Resul-i Ekrem"in (s.a.a) bu sözleri gerçekleşti. Çünkü Üveys İslam"ı kabul ederek çok büyük manevî bir makama ulaştı. Öyle ki, bazen gecenin hepsini rüku ve secde halinde geçiriyordu, yemeğini ve elbisesini fakirlere veriyor ve çok az bir yemekle yetinerek şöyle diyordu:
"Allahım; eğer bir kimse açlık veya çıplaklıktan ölürse bu yüzden beni yargılama."
Görülüyor ki, Üveys bir köşeye çekilmiş ve toplumun dertleriyle ilgilenmeyen bir şahıs değildi. Onun zahidliği Allah"a olan aşkında ve maddi taaluklardan kurtulmada kendini gösteriyordu. O, kendisini toplumun bir ferdi olarak diğer fertlerin durumundan sorumlu biliyordu. Bu yüzden hakkı savunma uğruna ve yoksullara yardımda bulunmak için sürekli bir çaba ve gayret içerisindeydi.
Üveys, halini soran bir kişiye şöyle cevap verdi: "Yemin ederim ki, ölüm, onun gamı, üzüntüsü ve kıyamet gününün korkusu imanlı bir kimsede sevinç bırakmaz. İlahi hakları hakkıyla eda etmek bir dirhem ve dinar bile toplamamıza engel olur.

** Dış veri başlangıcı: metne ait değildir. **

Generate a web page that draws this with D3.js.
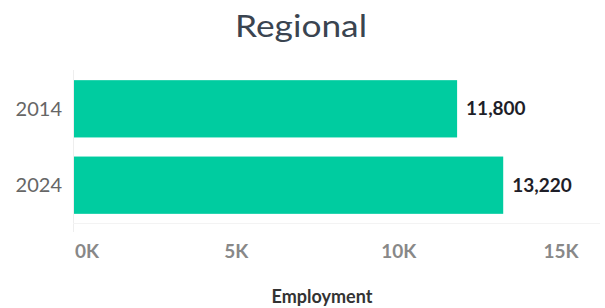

Hak ve hakikatı savunmak halk arasında insanı dostsuz bırakır. Çünkü onları iyiliklere davet ettiğimizde ve kötülüklerden sakındırdığımızda bize kırılır, kötü sözlerler karşılık verir ve olmadık leke ve suçları bize yüklerler. İmanı az olan bir grup insan da onlarla yardımlaşır, onlara destek olur. Ama onlar kesinlikle, hakkı savunma ve batılı yok etme yolundaki mücadelemize engel olamazlar."